Bigelow Tea has been an American classic since 1945 and while we all know and love the company’s tasty tea, Bigelow has another gem to celebrate, the Bigelow owned Charleston Tea Plantation which is America’s largest working tea garden located on the historic Wadmalaw Island. This South Carolina destination has ideal climate for growing the Camellia Sinesis (tea!) plant. Bigelow purchased the plantation in 2003 and has created a literal tea oasis; besides producing American Classic Tea, the plantation is also a beautiful setting for weddings, educational tours, and even a variety of music festivals.
NPR shared what life is like on the Charleston Tea Plantation in an interview with America’s only fulltime tea taster, William Barclay Hall. Hall gives fascinating insight into growing tea the old-fashioned way:
- The Charleston Tea Plantation grows cuttings in a nursery for four years instead of planting seeds. These bushes are, unbelievably, descendants of the same plants that were first brought to region in the 1700s.
- Talk about a taste for tea — Hall is a third generation tea taster (his father and grandfather held the roles before him) who was trained in London. During his training, he tasted as many as 800 teas a day, five days a week!
- Tea is one of the only commodities in the world bought and sold based on taste, according to Hall.
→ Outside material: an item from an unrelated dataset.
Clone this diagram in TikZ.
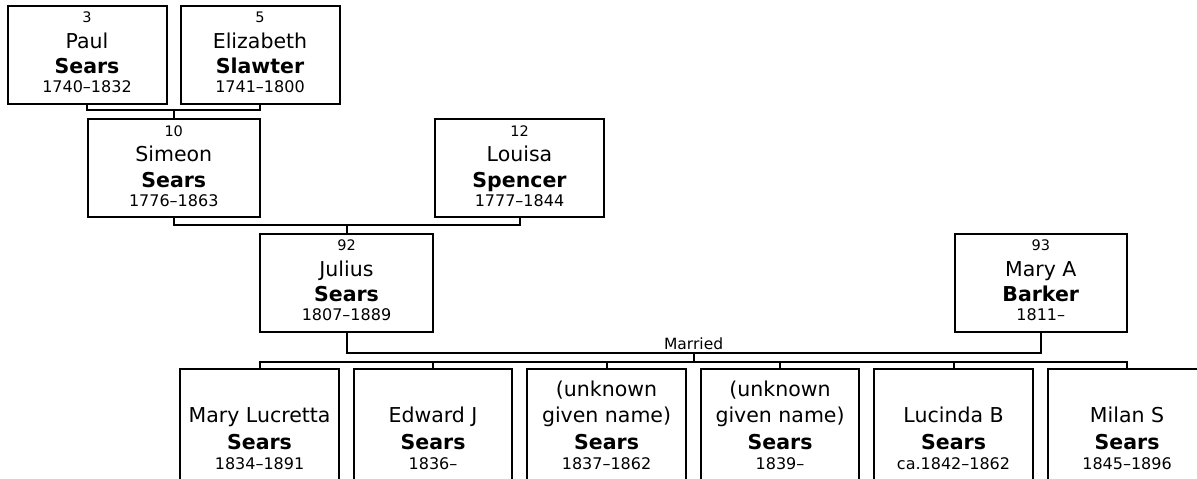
\documentclass[tikz,border=0pt]{standalone}
\usepackage{fontspec}
\setmainfont{DejaVu Sans}
\tikzset{
  pbox/.style={draw=black, line width=2pt, rectangle, inner sep=0pt, outer sep=0pt, fill=white},
  conn/.style={draw=black, line width=2pt, line join=miter},
  numtxt/.style={anchor=base, inner sep=0pt, font=\fontsize{14.5}{17}\selectfont},
  nametxt/.style={anchor=base, inner sep=0pt, font=\fontsize{20.5}{24}\selectfont},
  surtxt/.style={anchor=base, inner sep=0pt, font=\fontsize{20.5}{24}\selectfont\bfseries},
  yeartxt/.style={anchor=base, inner sep=0pt, font=\fontsize{16}{19}\selectfont},
  reltxt/.style={anchor=base, inner sep=0pt, font=\fontsize{15.5}{18}\selectfont},
}
% name, left, top, width, number, given, surname, years
\newcommand{\parentbox}[8]{%
  \node[pbox, minimum width=#4pt, minimum height=98pt, anchor=north west] (#1) at (#2,#3) {};
  \node[numtxt] (#1-num) at ([yshift=-17pt]#1.north) {#5};
  \node[nametxt] (#1-given) at ([yshift=-42.5pt]#1.north) {#6};
  \node[surtxt] (#1-sur) at ([yshift=-68pt]#1.north) {#7};
  \node[yeartxt] (#1-yrs) at ([yshift=-87pt]#1.north) {#8};
}
% name, left, first line, second line, years  (first line may be empty)
\newcommand{\childbox}[5]{%
  \node[pbox, minimum width=158.5pt, minimum height=140pt, anchor=north west] (#1) at (#2,368.7) {};
  \node[nametxt] (#1-g1) at ([yshift=-27.3pt]#1.north) {#3};
  \node[nametxt] (#1-g2) at ([yshift=-53.3pt]#1.north) {#4};
  \node[surtxt] (#1-sur) at ([yshift=-80.3pt]#1.north) {Sears};
  \node[yeartxt] (#1-yrs) at ([yshift=-100.3pt]#1.north) {#5};
}
\begin{document}
\begin{tikzpicture}[x=1pt,y=-1pt]
\useasboundingbox (0,0) rectangle (1197,479);
\clip (0,0) rectangle (1197,479);
\fill[white] (0,0) rectangle (1197,479);

% generation 1
\parentbox{p3}{7.5}{5.5}{159}{3}{Paul}{Sears}{1740–1832}
\parentbox{p5}{180.5}{5.5}{159}{5}{Elizabeth}{Slawter}{1741–1800}
% generation 2
\parentbox{p10}{88}{119}{171.5}{10}{Simeon}{Sears}{1776–1863}
\parentbox{p12}{435}{119}{169}{12}{Louisa}{Spencer}{1777–1844}
% generation 3
\parentbox{p92}{260}{233.5}{173}{92}{Julius}{Sears}{1807–1889}
\parentbox{p93}{955}{233.5}{171.5}{93}{Mary A}{Barker}{1811–}
% children
\childbox{c1}{180.3}{}{Mary Lucretta}{1834–1891}
\childbox{c2}{353.8}{}{Edward J}{1836–}
\childbox{c3}{527.3}{(unknown}{given name)}{1837–1862}
\childbox{c4}{700.8}{(unknown}{given name)}{1839–}
\childbox{c5}{874.3}{}{Lucinda B}{ca.1842–1862}
\childbox{c6}{1047.8}{}{Milan S}{1845–1896}

% connectors
\coordinate (m1) at (173.75,110);
\coordinate (m2) at (346.5,224.7);
\coordinate (m3) at (693.6,352.7);
\coordinate (cb) at (693.6,361.7);

\draw[conn] (p3.south) |- (m1) -| (p5.south);
\draw[conn] (m1) -- (p10.north);
\draw[conn] (p10.south) |- (m2) -| (p12.south);
\draw[conn] (m2) -- (p92.north);
\draw[conn] (p92.south) |- (m3) -| (p93.south);
\node[reltxt] (married) at ([yshift=3.7pt]m3) {Married};
\draw[conn] (m3) -- (cb);
\draw[conn] (c1.north) |- (cb) -| (c6.north);
\draw[conn] (c2.north) -- (c2.north |- cb);
\draw[conn] (c3.north) -- (c3.north |- cb);
\draw[conn] (c4.north) -- (c4.north |- cb);
\draw[conn] (c5.north) -- (c5.north |- cb);
\end{tikzpicture}
\end{document}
Because tea is harvested on average every 15 days, the taste is always changing based on everything from the temperature, to the amount of rain, to the time of year.
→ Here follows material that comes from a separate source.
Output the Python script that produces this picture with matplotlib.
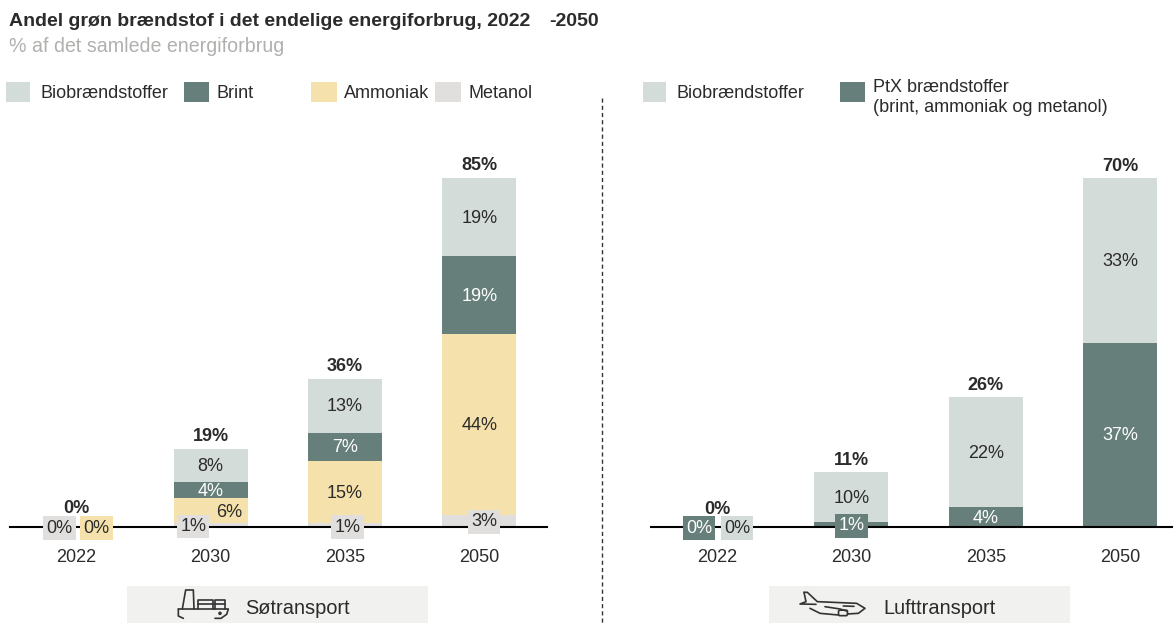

- Pests stay away from tea! The caffeine and tannins in tea repel insects, so the Charleston Tea plantation doesn’t need to use any pesticide, herbicides or fungicides.
- Tea leaves are placed on “withering box” screens for 18 hours, and then macerated in a grinder. Hall then steeps, tastes and blends every single batch until he thinks it tastes absolutely right.
Now you know: a little piece of tea history continues on in the modern world, all thanks to Bigelow!